By contrast an Illinois forum would at most afford marginal
convenience to CFTC:
1. With only one exception, every reported previous CFTC
enforcement action has been brought in a district in which
the defendant was incorporated or had an office. That almost
exclusive practice at least hints CFTC derives little added
convenience from trying a case in a district (such as this
one) in which it has an office but the defendant does not.
2. Only a minute portion of the documents CFTC intends to use
are located in Illinois: documents currently in the hands of
the few Illinois residents among the complaining FNMC
customers. And surely the choice of forum will not
significantly affect the cost of transporting records held by
the widely-scattered mass of dissatisfied FNMC customers.
3. CFTC's subpoena power in each forum extends to
approximately the same number of potential CFTC witnesses.
On balance, the minimal inconvenience CFTC would experience via
transfer is far eclipsed by the substantially increased
convenience to FNMC.*fn3
Finally, Section 1404(a)'s "interest of justice" standard and
the Gulf Oil counterpart considerations also point to
Michigan. Michigan is a much more interested forum state than
Illinois for three reasons:
1. FNMC is a Michigan enterprise with minimal contacts in
2. FNMC's challenged activities apparently affected more
Michigan than Illinois residents.
3. Most of those activities took place in Michigan, while the
remaining conduct occurred at FNMC's branch offices, all
located in states other than Illinois.*fn4 See Neminski,
CFTC claims retention would further the interest of justice
because plaintiff's choice of forum is entitled to overriding
consideration. That is simply not the law in this circuit.

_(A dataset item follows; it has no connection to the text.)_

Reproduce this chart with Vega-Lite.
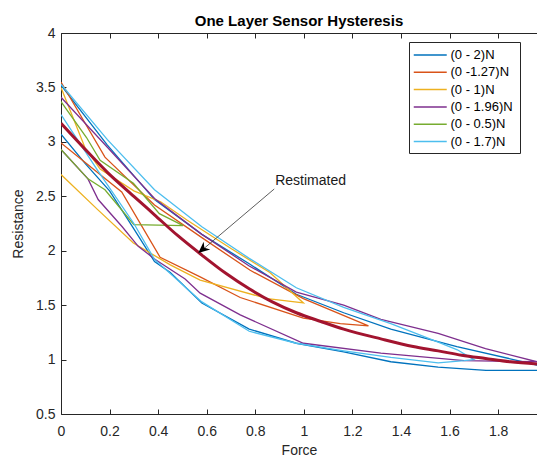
{
  "$schema": "https://vega.github.io/schema/vega-lite/v6.json",
  "width": 476,
  "height": 381,
  "autosize": {"type": "none"},
  "padding": {"left": 61, "top": 33, "right": 0, "bottom": 43},
  "background": "white",
  "title": {"text": "One Layer Sensor Hysteresis", "font": "Liberation Sans", "fontSize": 15, "fontWeight": "bold", "color": "#000000", "anchor": "middle", "offset": -3},
  "datasets": {
    "loops": [
      {"s": "(0 - 2)N", "i": 1, "x": 0, "y": 3.07},
      {"s": "(0 - 2)N", "i": 2, "x": 0.1, "y": 2.8},
      {"s": "(0 - 2)N", "i": 3, "x": 0.2, "y": 2.55},
      {"s": "(0 - 2)N", "i": 4, "x": 0.3, "y": 2.2},
      {"s": "(0 - 2)N", "i": 5, "x": 0.385, "y": 1.9},
      {"s": "(0 - 2)N", "i": 6, "x": 0.45, "y": 1.8},
      {"s": "(0 - 2)N", "i": 7, "x": 0.58, "y": 1.52},
      {"s": "(0 - 2)N", "i": 8, "x": 0.775, "y": 1.28},
      {"s": "(0 - 2)N", "i": 9, "x": 0.969, "y": 1.15},
      {"s": "(0 - 2)N", "i": 10, "x": 1.164, "y": 1.07},
      {"s": "(0 - 2)N", "i": 11, "x": 1.358, "y": 0.98},
      {"s": "(0 - 2)N", "i": 12, "x": 1.553, "y": 0.93},
      {"s": "(0 - 2)N", "i": 13, "x": 1.75, "y": 0.9},
      {"s": "(0 - 2)N", "i": 14, "x": 1.96, "y": 0.9},
      {"s": "(0 - 2)N", "i": 15, "x": 2.0, "y": 0.91},
      {"s": "(0 - 2)N", "i": 16, "x": 1.96, "y": 0.95},
      {"s": "(0 - 2)N", "i": 17, "x": 1.63, "y": 1.12},
      {"s": "(0 - 2)N", "i": 18, "x": 1.358, "y": 1.28},
      {"s": "(0 - 2)N", "i": 19, "x": 1.164, "y": 1.43},
      {"s": "(0 - 2)N", "i": 20, "x": 0.969, "y": 1.6},
      {"s": "(0 - 2)N", "i": 21, "x": 0.775, "y": 1.88},
      {"s": "(0 - 2)N", "i": 22, "x": 0.58, "y": 2.15},
      {"s": "(0 - 2)N", "i": 23, "x": 0.385, "y": 2.47},
      {"s": "(0 - 2)N", "i": 24, "x": 0.191, "y": 2.97},
      {"s": "(0 - 2)N", "i": 25, "x": 0, "y": 3.52},

      {"s": "(0 -1.27)N", "i": 1, "x": 0, "y": 2.99},
      {"s": "(0 -1.27)N", "i": 2, "x": 0.25, "y": 2.54},
      {"s": "(0 -1.27)N", "i": 3, "x": 0.408, "y": 1.94},
      {"s": "(0 -1.27)N", "i": 4, "x": 0.573, "y": 1.76},
      {"s": "(0 -1.27)N", "i": 5, "x": 0.738, "y": 1.57},
      {"s": "(0 -1.27)N", "i": 6, "x": 0.998, "y": 1.38},
      {"s": "(0 -1.27)N", "i": 7, "x": 1.15, "y": 1.33},
      {"s": "(0 -1.27)N", "i": 8, "x": 1.266, "y": 1.31},
      {"s": "(0 -1.27)N", "i": 9, "x": 0.998, "y": 1.56},
      {"s": "(0 -1.27)N", "i": 10, "x": 0.779, "y": 1.82},
      {"s": "(0 -1.27)N", "i": 11, "x": 0.58, "y": 2.12},
      {"s": "(0 -1.27)N", "i": 12, "x": 0.385, "y": 2.42},
      {"s": "(0 -1.27)N", "i": 13, "x": 0.181, "y": 2.86},
      {"s": "(0 -1.27)N", "i": 14, "x": 0, "y": 3.55},

      {"s": "(0 - 1)N", "i": 1, "x": 0, "y": 2.7},
      {"s": "(0 - 1)N", "i": 2, "x": 0.15, "y": 2.38},
      {"s": "(0 - 1)N", "i": 3, "x": 0.298, "y": 2.07},
      {"s": "(0 - 1)N", "i": 4, "x": 0.45, "y": 1.87},
      {"s": "(0 - 1)N", "i": 5, "x": 0.573, "y": 1.73},
      {"s": "(0 - 1)N", "i": 6, "x": 0.85, "y": 1.56},
      {"s": "(0 - 1)N", "i": 7, "x": 0.998, "y": 1.52},
      {"s": "(0 - 1)N", "i": 8, "x": 0.86, "y": 1.8},
      {"s": "(0 - 1)N", "i": 9, "x": 0.7, "y": 2.02},
      {"s": "(0 - 1)N", "i": 10, "x": 0.52, "y": 2.28},
      {"s": "(0 - 1)N", "i": 11, "x": 0.41, "y": 2.45},
      {"s": "(0 - 1)N", "i": 12, "x": 0.3, "y": 2.55},
      {"s": "(0 - 1)N", "i": 13, "x": 0.161, "y": 2.75},
      {"s": "(0 - 1)N", "i": 14, "x": 0.098, "y": 2.95},
      {"s": "(0 - 1)N", "i": 15, "x": 0, "y": 3.5},

      {"s": "(0 - 1.96)N", "i": 1, "x": 0, "y": 2.93},
      {"s": "(0 - 1.96)N", "i": 2, "x": 0.111, "y": 2.66},
      {"s": "(0 - 1.96)N", "i": 3, "x": 0.153, "y": 2.47},
      {"s": "(0 - 1.96)N", "i": 4, "x": 0.252, "y": 2.22},
      {"s": "(0 - 1.96)N", "i": 5, "x": 0.318, "y": 2.04},
      {"s": "(0 - 1.96)N", "i": 6, "x": 0.388, "y": 1.92},
      {"s": "(0 - 1.96)N", "i": 7, "x": 0.511, "y": 1.74},
      {"s": "(0 - 1.96)N", "i": 8, "x": 0.573, "y": 1.61},
      {"s": "(0 - 1.96)N", "i": 9, "x": 0.738, "y": 1.41},
      {"s": "(0 - 1.96)N", "i": 10, "x": 0.998, "y": 1.15},
      {"s": "(0 - 1.96)N", "i": 11, "x": 1.317, "y": 1.06},
      {"s": "(0 - 1.96)N", "i": 12, "x": 1.66, "y": 0.99},
      {"s": "(0 - 1.96)N", "i": 13, "x": 1.96, "y": 0.98},
      {"s": "(0 - 1.96)N", "i": 14, "x": 1.748, "y": 1.1},
      {"s": "(0 - 1.96)N", "i": 15, "x": 1.553, "y": 1.24},
      {"s": "(0 - 1.96)N", "i": 16, "x": 1.317, "y": 1.37},
      {"s": "(0 - 1.96)N", "i": 17, "x": 1.164, "y": 1.5},
      {"s": "(0 - 1.96)N", "i": 18, "x": 0.969, "y": 1.62},
      {"s": "(0 - 1.96)N", "i": 19, "x": 0.775, "y": 1.86},
      {"s": "(0 - 1.96)N", "i": 20, "x": 0.58, "y": 2.15},
      {"s": "(0 - 1.96)N", "i": 21, "x": 0.385, "y": 2.48},
      {"s": "(0 - 1.96)N", "i": 22, "x": 0.191, "y": 2.95},
      {"s": "(0 - 1.96)N", "i": 23, "x": 0, "y": 3.41},

      {"s": "(0 - 0.5)N", "i": 1, "x": 0, "y": 2.93},
      {"s": "(0 - 0.5)N", "i": 2, "x": 0.111, "y": 2.66},
      {"s": "(0 - 0.5)N", "i": 3, "x": 0.181, "y": 2.56},
      {"s": "(0 - 0.5)N", "i": 4, "x": 0.3, "y": 2.24},
      {"s": "(0 - 0.5)N", "i": 5, "x": 0.503, "y": 2.23},
      {"s": "(0 - 0.5)N", "i": 6, "x": 0.405, "y": 2.34},
      {"s": "(0 - 0.5)N", "i": 7, "x": 0.298, "y": 2.62},
      {"s": "(0 - 0.5)N", "i": 8, "x": 0.161, "y": 2.83},
      {"s": "(0 - 0.5)N", "i": 9, "x": 0.105, "y": 3.04},
      {"s": "(0 - 0.5)N", "i": 10, "x": 0, "y": 3.37},

      {"s": "(0 - 1.7)N", "i": 1, "x": 0, "y": 3.25},
      {"s": "(0 - 1.7)N", "i": 2, "x": 0.15, "y": 2.74},
      {"s": "(0 - 1.7)N", "i": 3, "x": 0.3, "y": 2.25},
      {"s": "(0 - 1.7)N", "i": 4, "x": 0.385, "y": 1.92},
      {"s": "(0 - 1.7)N", "i": 5, "x": 0.58, "y": 1.53},
      {"s": "(0 - 1.7)N", "i": 6, "x": 0.775, "y": 1.26},
      {"s": "(0 - 1.7)N", "i": 7, "x": 0.969, "y": 1.15},
      {"s": "(0 - 1.7)N", "i": 8, "x": 1.164, "y": 1.08},
      {"s": "(0 - 1.7)N", "i": 9, "x": 1.358, "y": 1.02},
      {"s": "(0 - 1.7)N", "i": 10, "x": 1.553, "y": 0.97},
      {"s": "(0 - 1.7)N", "i": 11, "x": 1.66, "y": 0.99},
      {"s": "(0 - 1.7)N", "i": 12, "x": 1.7, "y": 1.0},
      {"s": "(0 - 1.7)N", "i": 13, "x": 1.632, "y": 1.09},
      {"s": "(0 - 1.7)N", "i": 14, "x": 1.553, "y": 1.16},
      {"s": "(0 - 1.7)N", "i": 15, "x": 1.358, "y": 1.33},
      {"s": "(0 - 1.7)N", "i": 16, "x": 1.164, "y": 1.48},
      {"s": "(0 - 1.7)N", "i": 17, "x": 0.969, "y": 1.66},
      {"s": "(0 - 1.7)N", "i": 18, "x": 0.775, "y": 1.93},
      {"s": "(0 - 1.7)N", "i": 19, "x": 0.58, "y": 2.22},
      {"s": "(0 - 1.7)N", "i": 20, "x": 0.385, "y": 2.56},
      {"s": "(0 - 1.7)N", "i": 21, "x": 0.191, "y": 3.02},
      {"s": "(0 - 1.7)N", "i": 22, "x": 0, "y": 3.53}
    ],
    "est": [
      {"x": 0, "y": 3.17},
      {"x": 0.1, "y": 2.93},
      {"x": 0.191, "y": 2.72},
      {"x": 0.3, "y": 2.5},
      {"x": 0.385, "y": 2.33},
      {"x": 0.48, "y": 2.14},
      {"x": 0.58, "y": 1.96},
      {"x": 0.68, "y": 1.79},
      {"x": 0.775, "y": 1.65},
      {"x": 0.87, "y": 1.53},
      {"x": 0.969, "y": 1.43},
      {"x": 1.07, "y": 1.35},
      {"x": 1.164, "y": 1.28},
      {"x": 1.317, "y": 1.19},
      {"x": 1.45, "y": 1.12},
      {"x": 1.553, "y": 1.08},
      {"x": 1.65, "y": 1.04},
      {"x": 1.748, "y": 1.01},
      {"x": 1.85, "y": 0.98},
      {"x": 1.96, "y": 0.96}
    ],
    "arrow": [{"x1": 0.878, "y1": 2.567, "x2": 0.57, "y2": 1.985}],
    "head": [{"x": 0.565, "y": 1.98}],
    "note": [{"x": 0.882, "y": 2.64, "t": "Restimated"}]
  },
  "config": {
    "view": {"stroke": null},
    "axis": {
      "domainColor": "#262626", "domainWidth": 1,
      "tickColor": "#262626", "tickSize": -5, "tickWidth": 1,
      "labelColor": "#262626", "labelFont": "Liberation Sans", "labelFontSize": 14, "labelFlush": false,
      "titleColor": "#262626", "titleFont": "Liberation Sans", "titleFontSize": 14, "titleFontWeight": "normal",
      "grid": false
    },
    "legend": {
      "strokeColor": "#262626", "fillColor": "white", "padding": 4,
      "symbolType": "M-1,0H3", "symbolSize": 272, "symbolStrokeWidth": 1.5,
      "labelFont": "Liberation Sans", "labelFontSize": 13, "labelColor": "#000000",
      "labelOffset": 19.5, "rowPadding": 1.3
    }
  },
  "resolve": {"axis": {"x": "independent", "y": "independent"}},
  "layer": [
    {
      "data": {"name": "loops"},
      "mark": {"type": "line", "strokeWidth": 1.3, "clip": true},
      "encoding": {
        "x": {"field": "x", "type": "quantitative",
              "scale": {"domain": [0, 1.96], "nice": false, "zero": false},
              "axis": {"orient": "bottom", "values": [0, 0.2, 0.4, 0.6, 0.8, 1, 1.2, 1.4, 1.6, 1.8], "format": "~g", "title": "Force", "labelPadding": 15, "titlePadding": 5}},
        "y": {"field": "y", "type": "quantitative",
              "scale": {"domain": [0.5, 4], "nice": false, "zero": false},
              "axis": {"orient": "left", "values": [0.5, 1, 1.5, 2, 2.5, 3, 3.5, 4], "format": "~g", "title": "Resistance", "labelPadding": 11, "titlePadding": 10}},
        "color": {"field": "s", "type": "nominal",
                  "scale": {"domain": ["(0 - 2)N", "(0 -1.27)N", "(0 - 1)N", "(0 - 1.96)N", "(0 - 0.5)N", "(0 - 1.7)N"],
                            "range": ["#0072BD", "#D95319", "#EDB120", "#7E2F8E", "#77AC30", "#4DBEEE"]},
                  "legend": {"title": "\u00a0", "titleOrient": "right", "titleFontSize": 10, "titlePadding": 3, "orient": "none", "legendX": 348, "legendY": 9}},
        "order": {"field": "i", "type": "quantitative"}
      }
    },
    {
      "data": {"name": "est"},
      "mark": {"type": "line", "color": "#A2142F", "strokeWidth": 3, "interpolate": "monotone", "clip": true},
      "encoding": {
        "x": {"field": "x", "type": "quantitative",
              "scale": {"domain": [0, 1.96], "nice": false, "zero": false},
              "axis": {"orient": "top", "values": [0, 0.2, 0.4, 0.6, 0.8, 1, 1.2, 1.4, 1.6, 1.8], "labels": false, "title": null}},
        "y": {"field": "y", "type": "quantitative",
              "scale": {"domain": [0.5, 4], "nice": false, "zero": false}, "axis": null}
      }
    },
    {
      "data": {"name": "arrow"},
      "mark": {"type": "rule", "color": "#333333", "strokeWidth": 0.8},
      "encoding": {
        "x": {"field": "x1", "type": "quantitative", "scale": {"domain": [0, 1.96], "nice": false, "zero": false}, "axis": null},
        "y": {"field": "y1", "type": "quantitative", "scale": {"domain": [0.5, 4], "nice": false, "zero": false}, "axis": null},
        "x2": {"field": "x2"},
        "y2": {"field": "y2"}
      }
    },
    {
      "data": {"name": "head"},
      "mark": {"type": "point", "shape": "M0,0L-0.45,1L0,0.7L0.45,1Z", "filled": true, "color": "#000000", "opacity": 1, "size": 520, "angle": 230},
      "encoding": {
        "x": {"field": "x", "type": "quantitative", "scale": {"domain": [0, 1.96], "nice": false, "zero": false}, "axis": null},
        "y": {"field": "y", "type": "quantitative", "scale": {"domain": [0.5, 4], "nice": false, "zero": false}, "axis": null}
      }
    },
    {
      "data": {"name": "note"},
      "mark": {"type": "text", "align": "left", "baseline": "middle", "font": "Liberation Sans", "fontSize": 14, "color": "#1a1a1a"},
      "encoding": {
        "x": {"field": "x", "type": "quantitative", "scale": {"domain": [0, 1.96], "nice": false, "zero": false}, "axis": null},
        "y": {"field": "y", "type": "quantitative", "scale": {"domain": [0.5, 4], "nice": false, "zero": false}, "axis": null},
        "text": {"field": "t"}
      }
    }
  ]
}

Plaintiff's preference for an Illinois court has long been
accorded "minimal value where [as here] none of the conduct
complained of occurred in the forum selected by
plaintiff. . . ." Chicago Rock Island & Pacific R.R. Co. v.
Igoe, 220 F.2d 299
, 304 (7th Cir. 1955). And even if the
alleged misrepresentations made to the Illinois FNMC customers
were deemed to have taken place in Illinois (at best a
questionable proposition), CFTC's choice of forum should still be
heavily discounted. As already indicated, this lawsuit resembles
a class action, with the complaining FNMC customers readily
viewed as the real parties in interest. In those analogous
circumstances courts have uniformly depreciated an individual
plaintiff's selection of his home forum. In affirming a forum
non conveniens dismissal, Koster v. (American) Lumber mens
Mutual Casualty Co., 330 U.S. 518
524, 67 S.Ct. 828, 832, 91
L.Ed. 1067 (1947 declared (emphasis added, footnote omitted):
In any balancing of conveniences, a real showing of convenience
by a plaintiff who has sued in his home forum will normally
outweigh the inconvenience the defendant may have shown. But
where there are hundreds of potential plaintiffs, all equally
entitled voluntarily to invest themselves with the
corporation's cause of action and all of whom could with equal
show of right go into their many home courts, the claim of any
one plaintiff that a forum is appropriate merely because it is
his home forum is considerably weakened.
That pronouncement applies a fortiori to the balancing calculus
of Section 1404(a), which displays less solicitude for
plaintiff's choice of forum than its common law precursor.
If a private litigant were to bring an action in a blatantly
inappropriate district, with the only apparent reason being
that his, her or its lawyer were officed there, all of us would
be critical of that choice as impermissible forum-shopping.
Indeed this Court has had occasion to voice such criticisms in
the past.*fn5 Yet that looks to be the only predicate for
institution of this suit in this district, having as it does
the most attenuated linkage to the asserted claims. Government
should be held to at least the same standards as private
litigants, and CFTC has not approached meeting them here.
Transfer of this case to the United States District Court for
the Eastern District of
Michigan will serve the "convenience of parties and witnesses"
and the "interest of justice." FNMC's Section 1404(a) motion is
therefore granted, and this action is so transferred.